I closed my eyes again and saw myself back at the foot of my parents’ driveway. The enormous jar of pickled garlic was just where I’d left it. I walked up the path to the front door. There was Claudia Schiffer, seductively scrubbing herself with a sponge in a tub of cottage cheese. I opened the door and turned to the left, and inhaled a noseful of the fish that was still laid out across the strings of the piano, curing in peat smoke. I felt its flavor on my tongue. I could hear the highpitched chatter of those haughty wine bottles on the couch, and feel the three pairs of luxurious cotton socks on the lamp brushing softly against my forehead. I couldn’t believe it was really working. I called out the first five items of the to-do list for Ed to confirm. “Pickled garlic! Cottage cheese! Peat-smoked salmon! Six bottles of wine! Three pairs of socks!”

“Exceptional!” Ed shouted into the cold wind. “Exceptional! The makings of KL7 material here!”

Well, I knew my performance couldn’t have been that exceptional, given the much more impressive feats I’d witnessed the day before. Still, I was feeling pretty good about my accomplishment. I continued walking through the house, picking up the bread crumbs of exotic images I’d deposited earlier. “Three hula hoops on the dining room table! Snorkel in the sink! Dry ice machine on the counter!” To my surprise and delight, all fifteen images were exactly where I’d left them. But would those memories really stick, I wondered? A week from now, would I still remember Ed’s to-do list?

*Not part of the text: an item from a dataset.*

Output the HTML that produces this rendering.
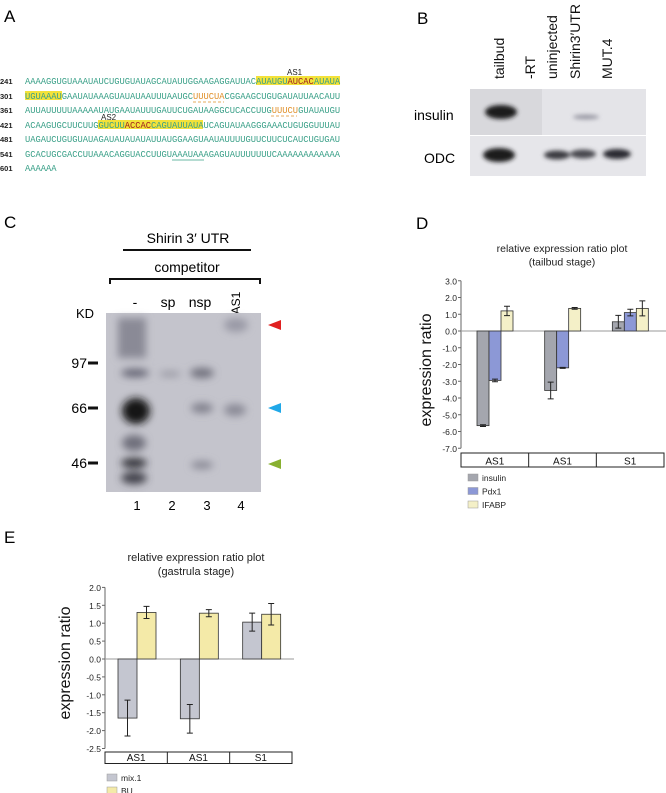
<!DOCTYPE html>
<html><head><meta charset="utf-8">
<style>
html,body{margin:0;padding:0;background:#fff;}
body{width:666px;height:793px;position:relative;overflow:hidden;font-family:"Liberation Sans",sans-serif;}
svg{position:absolute;left:0;top:0;}
</style></head>
<body>
<svg width="666" height="793" viewBox="0 0 666 793" xmlns="http://www.w3.org/2000/svg">
<defs>
<filter id="blur2" x="-50%" y="-50%" width="200%" height="200%"><feGaussianBlur stdDeviation="2.2"/></filter>
<filter id="blur4" x="-50%" y="-50%" width="200%" height="200%"><feGaussianBlur stdDeviation="4"/></filter>
</defs>

<!-- Panel letters -->
<text x="4" y="22" font-size="17">A</text>
<text x="417" y="24" font-size="17">B</text>
<text x="4" y="228" font-size="17">C</text>
<text x="416" y="229" font-size="17">D</text>
<text x="4" y="543" font-size="17">E</text>

<!-- Panel A sequence -->
<g font-family="Liberation Mono, monospace" font-size="8.75">
  <rect x="256" y="76" width="84" height="9" fill="#f3e23a"/>
  <rect x="25" y="91" width="37" height="9" fill="#f3e23a"/>
  <rect x="98" y="120" width="105" height="9" fill="#f3e23a"/>
  <text x="287" y="75" font-family="Liberation Sans,sans-serif" font-size="8" fill="#222">AS1</text>
  <text x="101" y="120" font-family="Liberation Sans,sans-serif" font-size="8" fill="#222">AS2</text>
  <g font-family="Liberation Sans,sans-serif" font-weight="bold" font-size="7.5" fill="#222">
    <text x="0" y="84">241</text><text x="0" y="99">301</text><text x="0" y="113">361</text>
    <text x="0" y="128">421</text><text x="0" y="142">481</text><text x="0" y="157">541</text><text x="0" y="171">601</text>
  </g>
  <g fill="#3aa088">
    <text x="25" y="84">AAAAGGUGUAAAUAUCUGUGUAUAGCAUAUUGGAAGAGGAUUACAUAUGU<tspan fill="#a02020">AUCAC</tspan>AUAUA</text>
    <text x="25" y="99">UGUAAAUGAAUAUAAAGUAUAUAAUUUAAUGC<tspan fill="#e0902a">UUUCUA</tspan>CGGAAGCUGUGAUAUUAACAUU</text>
    <text x="25" y="113">AUUAUUUUUAAAAAUAUGAAUAUUUGAUUCUGAUAAGGCUCACCUUG<tspan fill="#e0902a">UUUCU</tspan>GUAUAUGU</text>
    <text x="25" y="128">ACAAGUGCUUCUUGGUCUU<tspan fill="#a02020">ACCAC</tspan>CAGUAUUAUAUCAGUAUAAGGGAAACUGUGGUUUAU</text>
    <text x="25" y="142">UAGAUCUGUGUAUAGAUAUAUAUAUUAUGGAAGUAAUAUUUUGUUCUUCUCAUCUGUGAU</text>
    <text x="25" y="157">GCACUGCGACCUUAAACAGGUACCUUGUAAAUAAAGAGUAUUUUUUUCAAAAAAAAAAAA</text>
    <text x="25" y="171">AAAAAA</text>
  </g>
  <g stroke="#e0902a" stroke-width="0.8" stroke-dasharray="3,2">
    <line x1="193" y1="102" x2="224" y2="102"/><line x1="271" y1="116" x2="297" y2="116"/>
  </g>
  <line x1="172" y1="160" x2="204" y2="160" stroke="#3aa088" stroke-width="0.8"/>
</g>

<!-- Panel B gel -->
<g>
  <g font-size="14" fill="#111">
    <text transform="translate(504,79) rotate(-90)">tailbud</text>
    <text transform="translate(535,79) rotate(-90)">-RT</text>
    <text transform="translate(557,79) rotate(-90)">uninjected</text>
    <text transform="translate(580,79) rotate(-90)">Shirin3′UTR</text>
    <text transform="translate(612,79) rotate(-90)">MUT.4</text>
  </g>
  <text x="414" y="120" font-size="14">insulin</text>
  <text x="424" y="163" font-size="14">ODC</text>
  <rect x="470" y="89" width="176" height="46" fill="#d8d8dc"/>
  <rect x="542" y="89" width="104" height="46" fill="#e4e4e8"/>
  <rect x="470" y="136" width="176" height="40" fill="#e6e6ea"/>
  <g filter="url(#blur2)">
    <ellipse cx="501" cy="112" rx="16" ry="7" fill="#1a1a1e"/>
    <ellipse cx="586" cy="117" rx="13" ry="2.5" fill="#9a9aa4"/>
    <ellipse cx="499" cy="155" rx="16" ry="7" fill="#1a1a1e"/>
    <ellipse cx="557" cy="155" rx="13" ry="4.5" fill="#3a3a40"/>
    <ellipse cx="583" cy="154" rx="13" ry="4.5" fill="#4a4a50"/>
    <ellipse cx="617" cy="154" rx="14" ry="5" fill="#2a2a30"/>
  </g>
</g>

<!-- Panel C gel -->
<g>
  <text x="188" y="243" font-size="14" text-anchor="middle">Shirin 3′ UTR</text>
  <line x1="123" y1="250" x2="251" y2="250" stroke="#111" stroke-width="2"/>
  <text x="187" y="272" font-size="14" text-anchor="middle">competitor</text>
  <path d="M110,284 V279 H260 V284" fill="none" stroke="#111" stroke-width="2"/>
  <g font-size="14" text-anchor="middle">
    <text x="135" y="307">-</text><text x="168" y="307">sp</text><text x="200" y="307">nsp</text>
    <text transform="translate(240,303) rotate(-90)" text-anchor="middle" font-size="12">AS1</text>
  </g>
  <text x="76" y="318" font-size="13">KD</text>
  <rect x="106" y="313" width="155" height="179" fill="#c4c4cc"/>
  <g filter="url(#blur4)">
    <rect x="118" y="318" width="28" height="40" fill="#8a8a96"/>
    <ellipse cx="135" cy="373" rx="14" ry="4" fill="#606070"/>
    <ellipse cx="136" cy="411" rx="14" ry="13" fill="#141418"/>
    <ellipse cx="134" cy="443" rx="12" ry="8" fill="#70707c"/>
    <ellipse cx="134" cy="463" rx="13" ry="5" fill="#303038"/>
    <ellipse cx="134" cy="478" rx="13" ry="6" fill="#40404a"/>
    <ellipse cx="170" cy="374" rx="11" ry="3" fill="#9a9aa4"/>
    <ellipse cx="202" cy="373" rx="12" ry="5" fill="#70707c"/>
    <ellipse cx="202" cy="408" rx="11" ry="5" fill="#80808c"/>
    <ellipse cx="202" cy="465" rx="11" ry="4" fill="#8a8a96"/>
    <ellipse cx="236" cy="325" rx="12" ry="7" fill="#9a9aa6"/>
    <ellipse cx="235" cy="410" rx="11" ry="6" fill="#8a8a96"/>
  </g>
  <g font-size="14" text-anchor="end">
    <text x="87" y="368">97</text><text x="87" y="413">66</text><text x="87" y="468">46</text>
  </g>
  <g stroke="#111" stroke-width="3">
    <line x1="88" y1="363" x2="98" y2="363"/><line x1="88" y1="408" x2="98" y2="408"/><line x1="88" y1="463" x2="98" y2="463"/>
  </g>
  <polygon points="281,320 268,325 281,330" fill="#e02020"/>
  <polygon points="281,403 268,408 281,413" fill="#20a8e8"/>
  <polygon points="281,459 268,464 281,469" fill="#88b030"/>
  <g font-size="13" text-anchor="middle">
    <text x="137" y="510">1</text><text x="172" y="510">2</text><text x="207" y="510">3</text><text x="241" y="510">4</text>
  </g>
</g>

<g id="chartD"></g>
<g id="chartE"></g>
</svg>

<script>
var NS='http://www.w3.org/2000/svg';
// Panel D data
var dCategories=['AS1','AS1','S1'];
var dSeries=['insulin','Pdx1','IFABP'];
var dInsulin=[-5.65,-3.55,0.55];
var dPdx1=[-2.95,-2.2,1.1];
var dIFABP=[1.2,1.35,1.35];
var dInsulinErr=[0.05,0.5,0.38];
var dPdx1Err=[0.08,0.03,0.2];
var dIFABPErr=[0.28,0.05,0.45];
var dTicks=[3,2,1,0,-1,-2,-3,-4,-5,-6,-7];
var dTickLabels=['3.0','2.0','1.0','0.0','-1.0','-2.0','-3.0','-4.0','-5.0','-6.0','-7.0'];
// Panel E data
var eCategories=['AS1','AS1','S1'];
var eSeries=['mix.1','BU'];
var eMix=[-1.65,-1.67,1.03];
var eBU=[1.3,1.28,1.25];
var eMixErr=[0.5,0.4,0.25];
var eBUErr=[0.17,0.1,0.3];
var eTicks=[2,1.5,1,0.5,0,-0.5,-1,-1.5,-2,-2.5];
var eTickLabels=['2.0','1.5','1.0','0.5','0.0','-0.5','-1.0','-1.5','-2.0','-2.5'];

function mk(parent,tag,attrs,text){var e=document.createElementNS(NS,tag);for(var k in attrs)e.setAttribute(k,attrs[k]);if(text!==undefined)e.textContent=text;parent.appendChild(e);return e;}

function drawChart(g,cfg){
  function y(v){return cfg.y0-(v)*cfg.ppu;}
  var t1=mk(g,'text',{x:cfg.titleX,y:cfg.titleY,'font-size':cfg.titleSize,'text-anchor':'middle',fill:'#222'},cfg.title1);
  
  
  var t2=mk(g,'text',{x:cfg.titleX,y:cfg.titleY+cfg.titleSize+3,'font-size':cfg.titleSize,'text-anchor':'middle',fill:'#222'},cfg.title2);
  
  
  var yl=mk(g,'text',{transform:'translate('+cfg.ylabX+','+cfg.ylabY+') rotate(-90)','font-size':cfg.ylabSize,'text-anchor':'middle',fill:'#111'},'expression ratio');
  
  
  var top=y(cfg.ticks[0]),bot=y(cfg.ticks[cfg.ticks.length-1]);
  var ax=mk(g,'line',{x1:cfg.ax,y1:top,x2:cfg.ax,y2:bot,stroke:'#666','stroke-width':1});
  
  
  cfg.ticks.forEach(function(v,i){
    mk(g,'line',{x1:cfg.ax-3,y1:y(v),x2:cfg.ax,y2:y(v),stroke:'#666'});
    var tl=mk(g,'text',{x:cfg.ax-4,y:y(v)+3.5,'font-size':cfg.tickSize,'text-anchor':'end',fill:'#222'},cfg.tickLabels[i]);
    
    
  });
  var zl=mk(g,'line',{x1:cfg.ax,y1:y(0),x2:cfg.boxR+2,y2:y(0),stroke:'#999','stroke-width':1});
  
  
  var gw=(cfg.boxR-cfg.ax)/cfg.cats.length;
  cfg.cats.forEach(function(c,ci){
    cfg.series.forEach(function(s,si){
      var v=s.vals[ci],x=cfg.ax+ci*gw+cfg.off+si*cfg.bw;
      var r=mk(g,'rect',{x:x,y:Math.min(y(0),y(v)),width:cfg.bw,height:Math.abs(y(v)-y(0)),fill:s.color,stroke:'#333','stroke-width':0.8});
      
      
      var e=s.err[ci],cx=x+cfg.bw/2;
      var eb=mk(g,'path',{d:'M'+cx+','+y(v+e)+'V'+y(v-e)+'M'+(cx-3)+','+y(v+e)+'h6M'+(cx-3)+','+y(v-e)+'h6',stroke:'#222','stroke-width':1,fill:'none'});
      
      
    });
  });
  var b=mk(g,'rect',{x:cfg.ax,y:cfg.boxY,width:cfg.boxR-cfg.ax,height:cfg.boxH,fill:'#fff',stroke:'#222','stroke-width':1});
  
  
  cfg.cats.forEach(function(c,ci){
    if(ci>0)mk(g,'line',{x1:cfg.ax+ci*gw,y1:cfg.boxY,x2:cfg.ax+ci*gw,y2:cfg.boxY+cfg.boxH,stroke:'#222'});
    var ct=mk(g,'text',{x:cfg.ax+ci*gw+gw/2,y:cfg.boxY+cfg.boxH-2.5,'font-size':cfg.catSize,'text-anchor':'middle',fill:'#111'},c);
    
    
  });
  cfg.series.forEach(function(s,si){
    var ly=cfg.legY+si*cfg.legDy;
    var sw=mk(g,'rect',{x:cfg.legX,y:ly,width:10,height:7,fill:s.color,stroke:'#999','stroke-width':0.5});
    
    
    var lt=mk(g,'text',{x:cfg.legX+14,y:ly+7,'font-size':cfg.legSize,fill:'#222'},s.name);
    
    
  });
}

drawChart(document.getElementById('chartD'),{
  y0:331,ppu:16.75,ax:461,boxR:664,boxY:453,boxH:14,off:16,bw:12,
  ticks:dTicks,tickLabels:dTickLabels,cats:dCategories,
  series:[{name:dSeries[0],vals:dInsulin,err:dInsulinErr,color:'#a4a6ae'},
          {name:dSeries[1],vals:dPdx1,err:dPdx1Err,color:'#8c98d6'},
          {name:dSeries[2],vals:dIFABP,err:dIFABPErr,color:'#f4f0c8'}],
  title1:'relative expression ratio plot',title2:'(tailbud stage)',titleX:562,titleY:252,titleSize:10.5,
  ylabX:431,ylabY:370,ylabSize:16,tickSize:8.5,catSize:10,legX:468,legY:474,legDy:13.5,legSize:8.5
});
drawChart(document.getElementById('chartE'),{
  y0:659,ppu:35.8,ax:105,boxR:292,boxY:752,boxH:11.5,off:13,bw:19,
  ticks:eTicks,tickLabels:eTickLabels,cats:eCategories,
  series:[{name:eSeries[0],vals:eMix,err:eMixErr,color:'#c4c6d0'},
          {name:eSeries[1],vals:eBU,err:eBUErr,color:'#f4eaa8'}],
  title1:'relative expression ratio plot',title2:'(gastrula stage)',titleX:196,titleY:561,titleSize:11,
  ylabX:70,ylabY:663,ylabSize:16,tickSize:8.5,catSize:10,legX:107,legY:774,legDy:13,legSize:8.5
});
</script>
</body></html>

“Barring an episode of binge drinking or a wallop to the side of your head, you’re going to find that those images will hold in your mind far longer than you might expect,” Ed promised me. “And if you revisit the journey through your memory palace later this evening, and again tomorrow afternoon, and perhaps again a week from now, this list will leave a truly lasting impression. And having now done this with fifteen words, we could easily do it with fifteen hundred, provided you had an appropriately large memory palace to store them in. And then having mastered random words, we can move onto the truly fun stuff, like playing cards and Heidegger’s Being and Time.”